Culture, society, and the western myth
The West cultivated a distinctive cultural imagination—one that celebrated independence, practical problem-solving, and the ability to make a life in demanding environments. The figure of the cowboy, the miner, and the homesteader became enduring symbols, while boomtowns and railroad hubs fostered cosmopolitan exchange and entrepreneurship. The West also saw significant immigration and labor movements, including the presence of black families, immigrant communities from Europe, and Asian workers who contributed to the region’s growth and faced discrimination and legal restrictions. The social fabric of the West thus reflects both opportunity and tension, as communities navigated frontier realities alongside evolving national norms.
Rhetorical and policy debates about western development often revolve around trade-offs. Supporters argue that western policies promoted practical liberties: clear property rights, predictable law, and a climate conducive to investment and family enterprise. Critics contend that some policies favored rapid resource exploitation at the expense of ecological balance, cultural sovereignty, and long-term social cohesion. Debates in this arena include how to balance federal stewardship with local autonomy, how to manage land and water for both current needs and future generations, and how to integrate diverse communities into a shared political culture without erasing particular histories or identities.
The West’s cultural heritage also includes a robust tradition of civic institutions, universities, newspapers, and political movements that helped shape national policy. The frontier served as a testing ground for ideas about governance, efficiency, and the rule of law, while also prompting debates about immigration, assimilation, and social cohesion. For scholars and readers, exploring topics like Cowboys, Boomtowns, Gold Rush, and Native American policy illuminates how regional dynamics contributed to broader American development.
The West and the national policy landscape
The western experience has repeatedly tested the balance between federal authority and local prerogatives. The completion of the frontier, as described by the classic frontier thesis, did not end western policy debates; rather, it reframed them in terms of how to manage a rapidly integrating economy, how to allocate scarce water and land resources, and how to sustain growth without sacrificing the rule of law.
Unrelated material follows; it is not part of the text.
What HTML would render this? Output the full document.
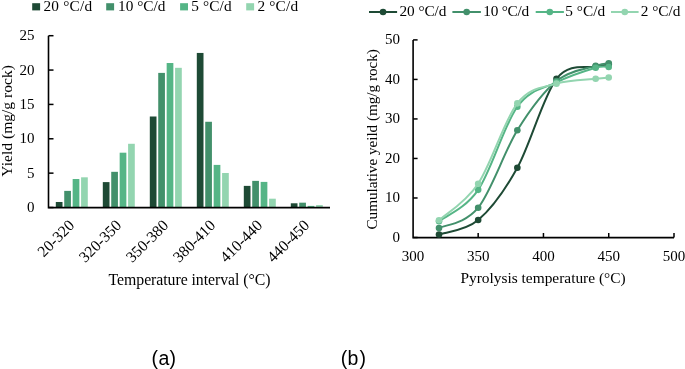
<!DOCTYPE html><html><head><meta charset="utf-8"><style>html,body{margin:0;padding:0;background:#fff;}svg{display:block}</style></head><body>
<svg width="685" height="369" viewBox="0 0 685 369" style="will-change:transform">
<rect width="685" height="369" fill="#fff"/>
<rect x="32.2" y="3.2" width="7.9" height="7.2" fill="#1e4a35"/>
<text x="43.5" y="11" font-family="Liberation Serif, serif" font-size="15.3" textLength="48.6" fill="#000">20 °C/d</text>
<rect x="106.2" y="3.2" width="7.9" height="7.2" fill="#42906b"/>
<text x="118.1" y="11" font-family="Liberation Serif, serif" font-size="15.3" textLength="47.3" fill="#000">10 °C/d</text>
<rect x="180.1" y="3.2" width="7.9" height="7.2" fill="#55b586"/>
<text x="191.3" y="11" font-family="Liberation Serif, serif" font-size="15.3" textLength="40.3" fill="#000">5 °C/d</text>
<rect x="246.2" y="3.2" width="7.9" height="7.2" fill="#93d5b0"/>
<text x="257.4" y="11" font-family="Liberation Serif, serif" font-size="15.3" textLength="40.7" fill="#000">2 °C/d</text>
<rect x="55.80" y="201.99" width="6.7" height="5.51" fill="#1e4a35"/>
<rect x="64.23" y="190.88" width="6.7" height="16.62" fill="#42906b"/>
<rect x="72.66" y="179.02" width="6.7" height="28.48" fill="#55b586"/>
<rect x="81.09" y="177.31" width="6.7" height="30.19" fill="#93d5b0"/>
<rect x="102.80" y="182.11" width="6.7" height="25.39" fill="#1e4a35"/>
<rect x="111.23" y="171.82" width="6.7" height="35.68" fill="#42906b"/>
<rect x="119.66" y="152.69" width="6.7" height="54.81" fill="#55b586"/>
<rect x="128.09" y="143.78" width="6.7" height="63.72" fill="#93d5b0"/>
<rect x="149.80" y="116.50" width="6.7" height="91.00" fill="#1e4a35"/>
<rect x="158.23" y="72.89" width="6.7" height="134.61" fill="#42906b"/>
<rect x="166.66" y="63.02" width="6.7" height="144.48" fill="#55b586"/>
<rect x="175.09" y="67.82" width="6.7" height="139.68" fill="#93d5b0"/>
<rect x="196.80" y="52.94" width="6.7" height="154.56" fill="#1e4a35"/>
<rect x="205.23" y="121.77" width="6.7" height="85.73" fill="#42906b"/>
<rect x="213.66" y="164.90" width="6.7" height="42.60" fill="#55b586"/>
<rect x="222.09" y="172.99" width="6.7" height="34.51" fill="#93d5b0"/>
<rect x="243.80" y="185.88" width="6.7" height="21.62" fill="#1e4a35"/>
<rect x="252.23" y="180.87" width="6.7" height="26.63" fill="#42906b"/>
<rect x="260.66" y="181.90" width="6.7" height="25.60" fill="#55b586"/>
<rect x="269.09" y="198.70" width="6.7" height="8.80" fill="#93d5b0"/>
<rect x="290.80" y="203.29" width="6.7" height="4.21" fill="#1e4a35"/>
<rect x="299.23" y="202.68" width="6.7" height="4.82" fill="#42906b"/>
<rect x="307.66" y="205.90" width="6.7" height="1.60" fill="#55b586"/>
<rect x="316.09" y="205.07" width="6.7" height="2.43" fill="#93d5b0"/>
<path d="M48.5 35.7V207.6H330.0" fill="none" stroke="#000" stroke-width="1.6"/>
<path d="M48.5 207.50H53.5" stroke="#000" stroke-width="1.5"/>
<text x="34.5" y="212.10" font-family="Liberation Serif, serif" font-size="15" text-anchor="end">0</text>
<path d="M48.5 173.14H53.5" stroke="#000" stroke-width="1.5"/>
<text x="34.5" y="177.74" font-family="Liberation Serif, serif" font-size="15" text-anchor="end">5</text>
<path d="M48.5 138.78H53.5" stroke="#000" stroke-width="1.5"/>
<text x="34.5" y="143.38" font-family="Liberation Serif, serif" font-size="15" text-anchor="end">10</text>
<path d="M48.5 104.42H53.5" stroke="#000" stroke-width="1.5"/>
<text x="34.5" y="109.02" font-family="Liberation Serif, serif" font-size="15" text-anchor="end">15</text>
<path d="M48.5 70.06H53.5" stroke="#000" stroke-width="1.5"/>
<text x="34.5" y="74.66" font-family="Liberation Serif, serif" font-size="15" text-anchor="end">20</text>
<path d="M48.5 35.70H53.5" stroke="#000" stroke-width="1.5"/>
<text x="34.5" y="40.30" font-family="Liberation Serif, serif" font-size="15" text-anchor="end">25</text>
<text x="75.30" y="226.3" font-family="Liberation Serif, serif" font-size="15.7" text-anchor="end" transform="rotate(-45 75.30 226.3)">20-320</text>
<text x="122.30" y="226.3" font-family="Liberation Serif, serif" font-size="15.7" text-anchor="end" transform="rotate(-45 122.30 226.3)">320-350</text>
<text x="169.30" y="226.3" font-family="Liberation Serif, serif" font-size="15.7" text-anchor="end" transform="rotate(-45 169.30 226.3)">350-380</text>
<text x="216.30" y="226.3" font-family="Liberation Serif, serif" font-size="15.7" text-anchor="end" transform="rotate(-45 216.30 226.3)">380-410</text>
<text x="263.30" y="226.3" font-family="Liberation Serif, serif" font-size="15.7" text-anchor="end" transform="rotate(-45 263.30 226.3)">410-440</text>
<text x="310.30" y="226.3" font-family="Liberation Serif, serif" font-size="15.7" text-anchor="end" transform="rotate(-45 310.30 226.3)">440-450</text>
<text x="108.6" y="285" font-family="Liberation Serif, serif" font-size="15.8" textLength="161.8">Temperature interval (°C)</text>
<text x="-55.8" y="0" font-family="Liberation Serif, serif" font-size="15.6" textLength="111.6" transform="translate(11.7 120.9) rotate(-90)">Yield (mg/g rock)</text>
<path d="M369.0 12H397.1" stroke="#1e4a35" stroke-width="2"/>
<circle cx="383.05" cy="12" r="3.3" fill="#1e4a35"/>
<text x="399.5" y="16.4" font-family="Liberation Serif, serif" font-size="15.3" textLength="46.9">20 °C/d</text>
<path d="M452.4 12H480.9" stroke="#42906b" stroke-width="2"/>
<circle cx="466.65" cy="12" r="3.3" fill="#42906b"/>
<text x="483.3" y="16.4" font-family="Liberation Serif, serif" font-size="15.3" textLength="45.8">10 °C/d</text>
<path d="M535.7 12H563.9" stroke="#55b586" stroke-width="2"/>
<circle cx="549.80" cy="12" r="3.3" fill="#55b586"/>
<text x="565.3" y="16.4" font-family="Liberation Serif, serif" font-size="15.3" textLength="39.9">5 °C/d</text>
<path d="M611.0 12H638.6" stroke="#93d5b0" stroke-width="2"/>
<circle cx="624.80" cy="12" r="3.3" fill="#93d5b0"/>
<text x="640.8" y="16.4" font-family="Liberation Serif, serif" font-size="15.3" textLength="39.5">2 °C/d</text>
<path d="M413.1 39.9V237.6H674.0" fill="none" stroke="#000" stroke-width="1.6"/>
<path d="M413.1 237.50H417.6" stroke="#000" stroke-width="1.5"/>
<text x="400" y="241.90" font-family="Liberation Serif, serif" font-size="15" text-anchor="end">0</text>
<path d="M413.1 197.98H417.6" stroke="#000" stroke-width="1.5"/>
<text x="400" y="202.38" font-family="Liberation Serif, serif" font-size="15" text-anchor="end">10</text>
<path d="M413.1 158.46H417.6" stroke="#000" stroke-width="1.5"/>
<text x="400" y="162.86" font-family="Liberation Serif, serif" font-size="15" text-anchor="end">20</text>
<path d="M413.1 118.94H417.6" stroke="#000" stroke-width="1.5"/>
<text x="400" y="123.34" font-family="Liberation Serif, serif" font-size="15" text-anchor="end">30</text>
<path d="M413.1 79.42H417.6" stroke="#000" stroke-width="1.5"/>
<text x="400" y="83.82" font-family="Liberation Serif, serif" font-size="15" text-anchor="end">40</text>
<path d="M413.1 39.90H417.6" stroke="#000" stroke-width="1.5"/>
<text x="400" y="44.30" font-family="Liberation Serif, serif" font-size="15" text-anchor="end">50</text>
<text x="412.90" y="260.6" font-family="Liberation Serif, serif" font-size="15" text-anchor="middle">300</text>
<path d="M478.17 237.5V233.0" stroke="#000" stroke-width="1.5"/>
<text x="478.17" y="260.6" font-family="Liberation Serif, serif" font-size="15" text-anchor="middle">350</text>
<path d="M543.45 237.5V233.0" stroke="#000" stroke-width="1.5"/>
<text x="543.45" y="260.6" font-family="Liberation Serif, serif" font-size="15" text-anchor="middle">400</text>
<path d="M608.73 237.5V233.0" stroke="#000" stroke-width="1.5"/>
<text x="608.73" y="260.6" font-family="Liberation Serif, serif" font-size="15" text-anchor="middle">450</text>
<path d="M674.00 237.5V233.0" stroke="#000" stroke-width="1.5"/>
<text x="674.00" y="260.6" font-family="Liberation Serif, serif" font-size="15" text-anchor="middle">500</text>
<path d="M439.01 234.50C445.54 232.09 465.12 231.16 478.17 220.03C491.23 208.91 504.29 191.28 517.34 167.75C530.39 144.21 543.45 95.70 556.50 78.83C569.56 61.96 586.97 68.96 595.67 66.54C604.37 64.11 606.55 64.66 608.73 64.28" fill="none" stroke="#1e4a35" stroke-width="2"/>
<circle cx="439.01" cy="234.50" r="3.3" fill="#1e4a35"/>
<circle cx="478.17" cy="220.03" r="3.3" fill="#1e4a35"/>
<circle cx="517.34" cy="167.75" r="3.3" fill="#1e4a35"/>
<circle cx="556.50" cy="78.83" r="3.3" fill="#1e4a35"/>
<circle cx="595.67" cy="66.54" r="3.3" fill="#1e4a35"/>
<circle cx="608.73" cy="64.28" r="3.3" fill="#1e4a35"/>
<path d="M439.01 228.09C445.54 224.70 465.12 224.00 478.17 207.70C491.23 191.40 504.29 151.39 517.34 130.28C530.39 109.17 543.45 91.78 556.50 81.04C569.56 70.30 586.97 68.83 595.67 65.86C604.37 62.90 606.55 63.69 608.73 63.26" fill="none" stroke="#42906b" stroke-width="2"/>
<circle cx="439.01" cy="228.09" r="3.3" fill="#42906b"/>
<circle cx="478.17" cy="207.70" r="3.3" fill="#42906b"/>
<circle cx="517.34" cy="130.28" r="3.3" fill="#42906b"/>
<circle cx="556.50" cy="81.04" r="3.3" fill="#42906b"/>
<circle cx="595.67" cy="65.86" r="3.3" fill="#42906b"/>
<circle cx="608.73" cy="63.26" r="3.3" fill="#42906b"/>
<path d="M439.01 221.26C445.54 216.02 465.12 208.93 478.17 189.84C491.23 170.75 504.29 124.64 517.34 106.73C530.39 88.81 543.45 88.84 556.50 82.34C569.56 75.85 586.97 70.32 595.67 67.76C604.37 65.21 606.55 67.14 608.73 67.01" fill="none" stroke="#55b586" stroke-width="2"/>
<circle cx="439.01" cy="221.26" r="3.3" fill="#55b586"/>
<circle cx="478.17" cy="189.84" r="3.3" fill="#55b586"/>
<circle cx="517.34" cy="106.73" r="3.3" fill="#55b586"/>
<circle cx="556.50" cy="82.34" r="3.3" fill="#55b586"/>
<circle cx="595.67" cy="67.76" r="3.3" fill="#55b586"/>
<circle cx="608.73" cy="67.01" r="3.3" fill="#55b586"/>
<path d="M439.01 220.27C445.54 214.18 465.12 203.20 478.17 183.71C491.23 164.23 504.29 120.05 517.34 103.37C530.39 86.69 543.45 87.75 556.50 83.65C569.56 79.55 586.97 79.77 595.67 78.75C604.37 77.73 606.55 77.73 608.73 77.52" fill="none" stroke="#93d5b0" stroke-width="2"/>
<circle cx="439.01" cy="220.27" r="3.3" fill="#93d5b0"/>
<circle cx="478.17" cy="183.71" r="3.3" fill="#93d5b0"/>
<circle cx="517.34" cy="103.37" r="3.3" fill="#93d5b0"/>
<circle cx="556.50" cy="83.65" r="3.3" fill="#93d5b0"/>
<circle cx="595.67" cy="78.75" r="3.3" fill="#93d5b0"/>
<circle cx="608.73" cy="77.52" r="3.3" fill="#93d5b0"/>
<text x="460.4" y="283" font-family="Liberation Serif, serif" font-size="15.4" textLength="165.2">Pyrolysis temperature (°C)</text>
<text x="-90.2" y="0" font-family="Liberation Serif, serif" font-size="15.2" textLength="180.4" transform="translate(377.4 139.35) rotate(-90)">Cumulative yeild (mg/g rock)</text>
<text y="365.2" font-family="Liberation Sans, sans-serif" font-size="19.5"><tspan x="151.6">(</tspan><tspan x="158.6">a</tspan><tspan x="169.6">)</tspan></text>
<text y="365.2" font-family="Liberation Sans, sans-serif" font-size="19.5"><tspan x="340.8">(</tspan><tspan x="347.6">b</tspan><tspan x="359.6">)</tspan></text>
</svg></body></html>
The West’s evolution can be read as a continuous dialogue between expansion and restraint—between building infrastructure, offering opportunity, and protecting citizens, communities, and ecosystems.
As the United States moved further into the 20th century, western states participated in broader debates about conservation, commerce, and national power. The creation of national parks and forest systems, the management of public lands, and the style of federal interaction with western communities—all these issues reflect a persistent interest in aligning development with durable governance. The region’s experience also fed national conversations about immigration, labor, education, and the role of science and technology in economic growth. The West thus remains a focal point for discussions about how a nation can sustain liberty, opportunity, and responsibility in a rapidly changing world.